Zasługa w tym wyników Plus 500, brytyjskiego odpowiednika, który pochwalił się 10-procentowym wzrostem liczby nowych klientów w porównaniu z poprzednim kwartałem oraz 5-procentowym wzrostem liczby aktywnych klientów. Według agencji Bloomberg do podtrzymania dobrego sentymentu przyczyniły się też zdjęcia Ikera Casillasa, byłego piłkarza Realu Madryt i reprezentacji Hiszpanii z jej najlepszego okresu - ex-bramkarz ma być ponoć twarzą nowej kampanii XTB.
Według Mikołaja Lemańczyka, analityka mBanku, spółka zaraportuje bardzo dobre wyniki za I kwartał. Spodziewa się, że broker pozyskał nawet 100 tys. nowych klientów, a właśnie na tym, a nie na rentowności lota inwestorzy skupiają uwagę.

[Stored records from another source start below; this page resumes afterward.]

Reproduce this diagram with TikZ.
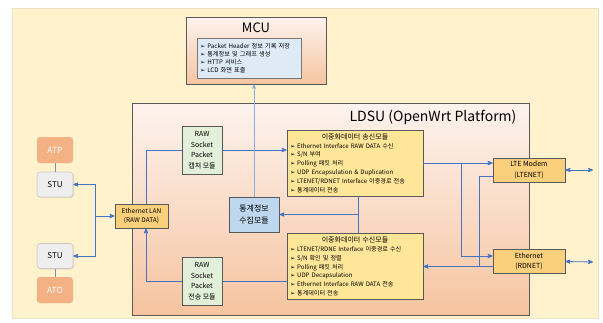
\documentclass[tikz,border=0pt]{standalone}
\usepackage{fontspec}
\setmainfont{Noto Sans CJK KR}
\newfontfamily\symfont{DejaVu Sans}
\usepackage{tikz}
\usetikzlibrary{arrows,shadows}
\definecolor{bg_cream}{RGB}{255,242,204}
\definecolor{bg_edge}{RGB}{236,226,196}
\definecolor{node_gray}{RGB}{89,89,89}
\definecolor{list_gray}{RGB}{120,120,120}
\definecolor{shade_top}{RGB}{253,243,238}
\definecolor{shade_bot}{RGB}{246,196,160}
\definecolor{mcu_blue}{RGB}{222,235,247}
\definecolor{raw_green}{RGB}{226,240,217}
\definecolor{stat_blue}{RGB}{189,215,238}
\definecolor{mod_yellow}{RGB}{255,230,153}
\definecolor{port_orange}{RGB}{251,208,125}
\definecolor{stu_gray}{RGB}{238,238,238}
\definecolor{stu_edge}{RGB}{200,200,200}
\definecolor{train_orange}{RGB}{244,177,131}
\definecolor{edge_blue}{RGB}{68,114,196}
\definecolor{edge_light}{RGB}{143,170,220}
\definecolor{link_gray}{RGB}{120,144,180}
\newcommand{\bul}{{\symfont\char"27A2}~}

\begin{document}
\begin{tikzpicture}[x=1pt,y=-1pt,->,>=stealth',line width=0.8pt]
    \tikzstyle{blk}=[draw=node_gray, rectangle, inner sep=1pt, align=center, text=black, line width=0.8pt]
    \tikzstyle{mcubox}=[style=blk, minimum width=140pt, minimum height=67pt, top color=shade_top, bottom color=shade_bot]
    \tikzstyle{ldsubox}=[style=blk, minimum width=397pt, minimum height=212pt, top color=shade_top, bottom color=shade_bot]
    \tikzstyle{list}=[style=blk, draw=list_gray, fill=mcu_blue, align=left, text width=98pt, inner xsep=3pt, minimum height=40pt, font=\fontsize{6.2}{7.8}\selectfont]
    \tikzstyle{raw}=[style=blk, fill=raw_green, minimum width=40pt, minimum height=48pt, font=\fontsize{7}{10.5}\selectfont]
    \tikzstyle{stat}=[style=blk, fill=stat_blue, minimum width=50pt, minimum height=35pt, font=\fontsize{8}{12}\selectfont]
    \tikzstyle{module}=[style=blk, fill=mod_yellow, align=left, text width=130pt, inner xsep=3pt, inner ysep=1pt, minimum height=66pt, font=\fontsize{6.1}{8.8}\selectfont]
    \tikzstyle{port}=[style=blk, fill=port_orange, minimum width=72pt, minimum height=24pt, font=\fontsize{7}{10.5}\selectfont]
    \tikzstyle{stu}=[draw=stu_edge, fill=stu_gray, rounded corners=3pt, minimum width=36pt, minimum height=25pt, line width=0.6pt, font=\fontsize{8}{8}\selectfont, drop shadow={opacity=0.2, shadow xshift=1pt, shadow yshift=-1pt}]
    \tikzstyle{train}=[fill=train_orange, rounded corners=3pt, minimum width=36pt, minimum height=26pt, text=white, font=\fontsize{8.5}{8.5}\selectfont]
    \tikzstyle{title}=[inner sep=0pt, text=black]
    \tikzstyle{wire}=[draw=edge_blue]
    \tikzstyle{thinwire}=[draw=edge_light, line width=0.6pt]
    \tikzstyle{link}=[-, draw=link_gray, line width=0.8pt]

    \useasboundingbox (0,0) rectangle (603,322);
    \filldraw[-, fill=bg_cream, draw=bg_edge, line width=0.6pt] (12,8) rectangle (598,318);

    % MCU
    \node[mcubox] (mcu) at (256,50.5) {};
    \node[title, font=\fontsize{13}{13}\selectfont] (mcu_t) at (256,28) {MCU};
    \node[list] (mcu_in) at (249,58) {\bul Packet Header 정보 기록 저장\\ \bul 통계정보 및 그래프 생성\\ \bul HTTP 서비스\\ \bul LCD 화면 표출};

    % LDSU
    \node[ldsubox] (ldsu) at (330.5,209) {};
    \node[title, font=\fontsize{14}{14}\selectfont] (ldsu_t) at (433,117) {LDSU (OpenWrt Platform)};

    \node[raw] (cap) at (202,150) {RAW\\Socket\\Packet\\캡처 모듈};
    \node[raw] (tx)  at (202,281) {RAW\\Socket\\Packet\\전송 모듈};
    \node[stat] (stat) at (254,214.5) {통계정보\\수집모듈};
    \node[port, minimum width=53pt, font=\fontsize{6.5}{9}\selectfont] (lan) at (141.5,216) {Ethernet LAN\\(RAW DATA)};

    \node[module] (snd) at (355,163) {\centerline{\fontsize{7}{8}\selectfont 이중화데이터 송신모듈}
      \bul Ethernet Interface RAW DATA 수신\\
      \bul S/N 부여\\
      \bul Polling 패킷 처리\\
      \bul UDP Encapsulation \& Duplication\\
      \bul LTENET/RDNET Interface 이중경로 전송\\
      \bul 통계데이터 전송};
    \node[module] (rcv) at (355,266.5) {\centerline{\fontsize{7}{8}\selectfont 이중화데이터 수신모듈}
      \bul LTENET/RDNE Interface 이중경로 수신\\
      \bul S/N 확인 및 정렬\\
      \bul Polling 패킷 처리\\
      \bul UDP Decapsulation\\
      \bul Ethernet Interface RAW DATA 전송\\
      \bul 통계데이터 전송};

    \node[port] (lte) at (529,170) {LTE Modem\\(LTENET)};
    \node[port] (eth) at (529,261.5) {Ethernet\\(RDNET)};

    % trains
    \node[train] (atp)  at (55,150)   {ATP};
    \node[stu]   (stu1) at (55,184.5) {STU};
    \node[stu]   (stu2) at (55,256)   {STU};
    \node[train] (ato)  at (55,290)   {ATO};

    \coordinate (jn)     at (95,216);
    \coordinate (dn)     at (461,0);
    \coordinate (up)     at (479,0);
    \coordinate (snd_s)  at ([xshift=3pt]snd.south);
    \coordinate (eth_in) at ([yshift=5.5pt]eth.west);
    \coordinate (lte_o)  at ([yshift=-6pt]lte.west);
    \coordinate (lte_x)  at (593,170);
    \coordinate (eth_x)  at (593,262);

    \draw[link] (atp) -- (stu1);
    \draw[link] (stu2) -- (ato);

    \draw[wire] (jn) |- (stu1.east);
    \draw[wire] (jn) |- (stu2.east);
    \draw[wire] (jn) -- (lan.west);

    \draw[wire,-] ([xshift=4.5pt]lan.north) |- (cap.west);
    \draw[wire] (cap.east) -- (cap.east -| snd.west);
    \draw[wire,-] (tx.east -| rcv.west) -- (tx.east);
    \draw[wire] (tx.west) -| ([xshift=4.5pt]lan.south);

    \draw[wire,-] (snd_s) -- (snd_s |- rcv.north);
    \draw[wire] (snd_s |- stat.east) -- (stat.east);
    \draw[thinwire] (stat.north) -- (stat.north |- mcu.south);

    \draw[wire] (snd.east) -- (snd.east -| lte.west);
    \draw[wire] (snd.east -| dn) |- (eth_in);
    \draw[wire] (lte_o) -| (up |- rcv.east) -- (rcv.east);
    \draw[wire,-] (eth.west |- rcv.east) -- (up |- rcv.east);

    \draw[wire,<->] (lte.east) -- (lte_x);
    \draw[wire,<->] (eth.east) -- (eth_x);
\end{tikzpicture}
\end{document}
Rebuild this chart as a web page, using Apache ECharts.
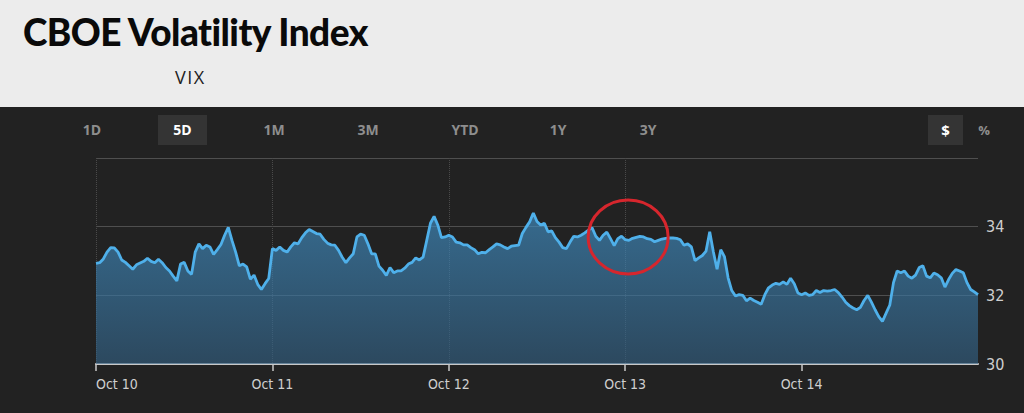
<!DOCTYPE html>
<html>
<head>
<meta charset="utf-8">
<script src="https://cdn.jsdelivr.net/npm/echarts@6/dist/echarts.min.js"></script>
<style>
  html, body { margin:0; padding:0; }
  body { width:1024px; height:413px; background:#222222; overflow:hidden; position:relative; font-family:"Open Sans", sans-serif; }
  #hdr { position:absolute; left:0; top:0; width:1024px; height:107px; background:#ececec; }
  #title { position:absolute; left:23px; top:9px; font-family:Lato, sans-serif; font-weight:900; font-size:37px; letter-spacing:-0.55px; color:#0a0a0a; white-space:nowrap; }
  #sub { position:absolute; left:175px; top:65px; font-family:"Open Sans", sans-serif; font-size:18px; letter-spacing:1.5px; color:#222; }
  .tab { position:absolute; top:115px; height:30px; line-height:30px; text-align:center; font-family:"Open Sans", sans-serif; font-weight:700; font-size:14px; color:#8e8e8e; }
  .tab.on { background:#343434; color:#ffffff; }
  #chart { position:absolute; left:0; top:107px; width:1024px; height:306px; }
</style>
</head>
<body>
<div id="hdr">
  <div id="title">CBOE Volatility Index</div>
  <div id="sub">VIX</div>
</div>
<div class="tab" style="left:72px;width:40px;">1D</div>
<div class="tab on" style="left:158px;width:49px;">5D</div>
<div class="tab" style="left:254px;width:40px;">1M</div>
<div class="tab" style="left:348px;width:40px;">3M</div>
<div class="tab" style="left:445px;width:40px;">YTD</div>
<div class="tab" style="left:538px;width:40px;">1Y</div>
<div class="tab" style="left:628px;width:40px;">3Y</div>
<div class="tab on" style="left:928px;width:35px;font-size:15px;">$</div>
<div class="tab" style="left:972px;width:24px;font-size:13px;">%</div>
<div id="chart"></div>
<script>
// ---- data, one value every 30 minutes ----
const dayLabels = ['Oct 10', 'Oct 11', 'Oct 12', 'Oct 13', 'Oct 14'];
const yTickValues = [30, 32, 34];
const stepHours = 0.5;

const oct10 = [32.93,32.95,33.06,33.26,33.39,33.38,33.26,33.03,32.96,32.86,
               32.76,32.89,32.94,32.99,33.08,32.99,32.95,33.05,32.95,32.81,
               32.71,32.56,32.42,32.91,32.96,32.71,32.61,33.26,33.50,33.36,
               33.46,33.41,33.19,33.33,33.48,33.75,33.98,33.60,33.26,32.86,
               32.91,32.83,32.47,32.59,32.32,32.17,32.34,32.49];
const oct11 = [33.36,33.31,33.41,33.31,33.26,33.41,33.53,33.50,33.68,33.82,
               33.92,33.86,33.80,33.78,33.63,33.52,33.47,33.46,33.31,33.11,
               32.95,33.09,33.21,33.70,33.78,33.75,33.50,33.21,33.21,32.85,
               32.73,32.58,32.81,32.66,32.71,32.71,32.79,32.91,32.96,33.09,
               33.03,33.11,33.60,34.10,34.30,34.05,33.68,33.70];
const oct12 = [33.75,33.70,33.55,33.53,33.47,33.47,33.39,33.33,33.21,33.25,
               33.24,33.33,33.41,33.50,33.47,33.41,33.36,33.43,33.45,33.46,
               33.80,33.98,34.14,34.40,34.15,34.05,34.10,33.85,33.88,33.68,
               33.55,33.39,33.36,33.55,33.72,33.70,33.75,33.82,33.90,33.97,
               33.72,33.60,33.75,33.84,33.65,33.45,33.65,33.72];
const oct13 = [33.62,33.60,33.66,33.69,33.72,33.70,33.65,33.63,33.56,33.60,
               33.64,33.66,33.67,33.67,33.66,33.62,33.46,33.50,33.41,33.01,
               33.09,33.16,33.29,33.85,33.26,32.76,33.33,33.13,32.51,32.14,
               31.98,32.02,32.00,31.84,31.92,31.85,31.80,31.74,32.02,32.22,
               32.30,32.35,32.32,32.39,32.32,32.50,32.34,32.07];
const oct14 = [32.02,32.07,32.00,32.02,32.14,32.08,32.14,32.12,32.14,32.17,
               32.08,31.95,31.80,31.70,31.63,31.58,31.65,31.85,32.00,31.80,
               31.58,31.38,31.24,31.48,31.72,32.37,32.71,32.66,32.71,32.56,
               32.50,32.59,32.81,32.86,32.56,32.51,32.65,32.60,32.51,32.24,
               32.46,32.64,32.75,32.71,32.66,32.37,32.17,32.10];
const lastValue = [32.02];

// annotation circle anchor (hours since Oct 10 00:00, VIX value)
const circleAnchor = [72.4, 33.70];

// ---- build ----
const values = [].concat(oct10, oct11, oct12, oct13, oct14, lastValue);
const seriesData = values.map((v, i) => [i * stepHours, v]);
const tickHours = dayLabels.map((d, i) => i * 24);

const chart = echarts.init(document.getElementById('chart'), null, { renderer: 'svg' });
chart.setOption({
  backgroundColor: 'transparent',
  animation: false,
  grid: { left: 96, right: 46, top: 51, bottom: 49 },
  xAxis: {
    type: 'value',
    min: 0, max: 120, interval: 24,
    axisLine: { show: true, onZero: false, lineStyle: { color: '#c8c8c8', width: 2 } },
    axisTick: { show: true, length: 7, customValues: tickHours, lineStyle: { color: '#c8c8c8', width: 1.5 } },
    axisLabel: {
      customValues: tickHours,
      color: '#cfcfcf', fontSize: 14, margin: 13,
      fontFamily: '"Liberation Sans Narrow", "DejaVu Sans Condensed", sans-serif',
      alignMinLabel: 'left',
      formatter: v => dayLabels[Math.round(v / 24)] || ''
    },
    splitLine: { show: true, showMaxLine: false, lineStyle: { color: '#4a4a4a', type: 'dotted', width: 1 } }
  },
  yAxis: {
    type: 'value', position: 'right',
    min: 30, max: 36, interval: 2,
    axisLine: { show: false }, axisTick: { show: false },
    axisLabel: {
      color: '#cfcfcf', fontSize: 16, margin: 8,
      fontFamily: '"Liberation Sans Narrow", "DejaVu Sans Condensed", sans-serif',
      formatter: v => yTickValues.indexOf(v) >= 0 ? String(v) : ''
    },
    splitLine: { show: true, lineStyle: { color: '#4f4f4f', width: 1 } }
  },
  series: [{
    type: 'line',
    data: seriesData,
    showSymbol: false,
    smooth: false,
    lineStyle: { color: '#4fb0ea', width: 2.8 },
    areaStyle: {
      color: new echarts.graphic.LinearGradient(0, 0, 0, 1, [
        { offset: 0, color: 'rgba(66,148,204,0.9)' },
        { offset: 1, color: 'rgba(50,94,128,0.92)' }
      ])
    }
  }]
});

const c = chart.convertToPixel({ gridIndex: 0 }, circleAnchor);
chart.setOption({
  graphic: [{
    type: 'ellipse',
    shape: { cx: c[0], cy: c[1], rx: 40, ry: 37 },
    style: { fill: 'none', stroke: '#d6262d', lineWidth: 3 },
    z: 100
  }]
});
</script>
</body>
</html>
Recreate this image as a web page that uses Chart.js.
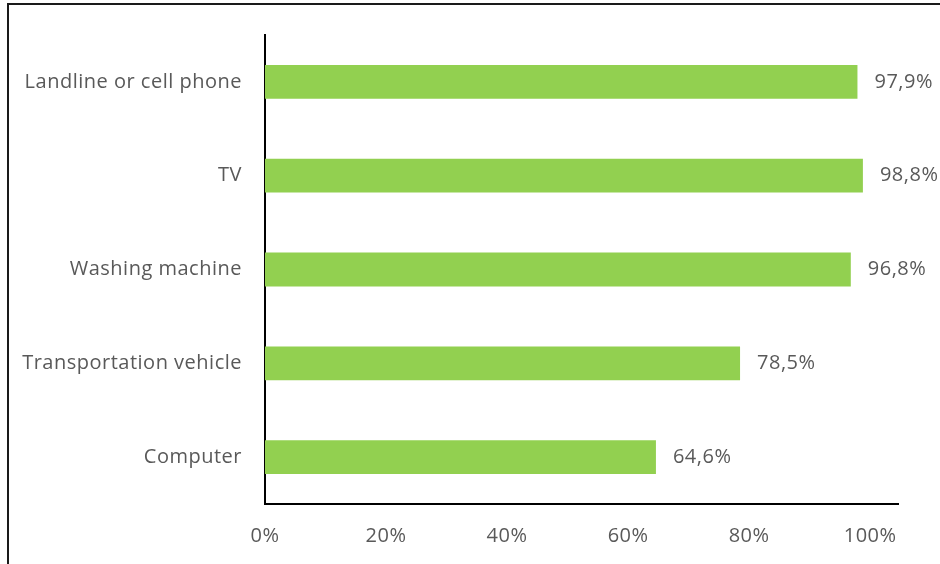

Asseco z perspektywą buybacku
Na rocznym maksimum znajduje się kurs Asseco Poland. Informatyczna grupa po rekordowym roku tradycyjnie podzieli się z akcjonariuszami zyskiem w postaci dywidendy, ale rozważa też skup akcji własnych. Choć raportowana wartość portfela jest zbliżona do zeszłorocznej, spółka ma podstawy do wzrostu.
W gronie spółek blisko rocznego maksimum lub w jego pobliżu jest ponadto kilka banków, PZU oraz Allegro.
Na przeciwnym biegunie znajdują się m.in.:
- Ten Square Games, przygnieciony słabymi wynikami, odpisami i zwolnieniami pracowników;
- Mo-Bruk, który nie może się pozbierać po sprzedaży części akcji przez założycieli, dokonanej po cenie daleko niższej niż kurs na GPW;
- Mabion, który nie okazał się pandemiczną żyłą złota, a wcześniejsze projekty albo nie będą rozwijane, albo poczekają na partnera;
- Kernel, gdzie część akcjonariuszy zwarła szyki, bo nie podoba im się perspektywa wycofania spółki z giełdy.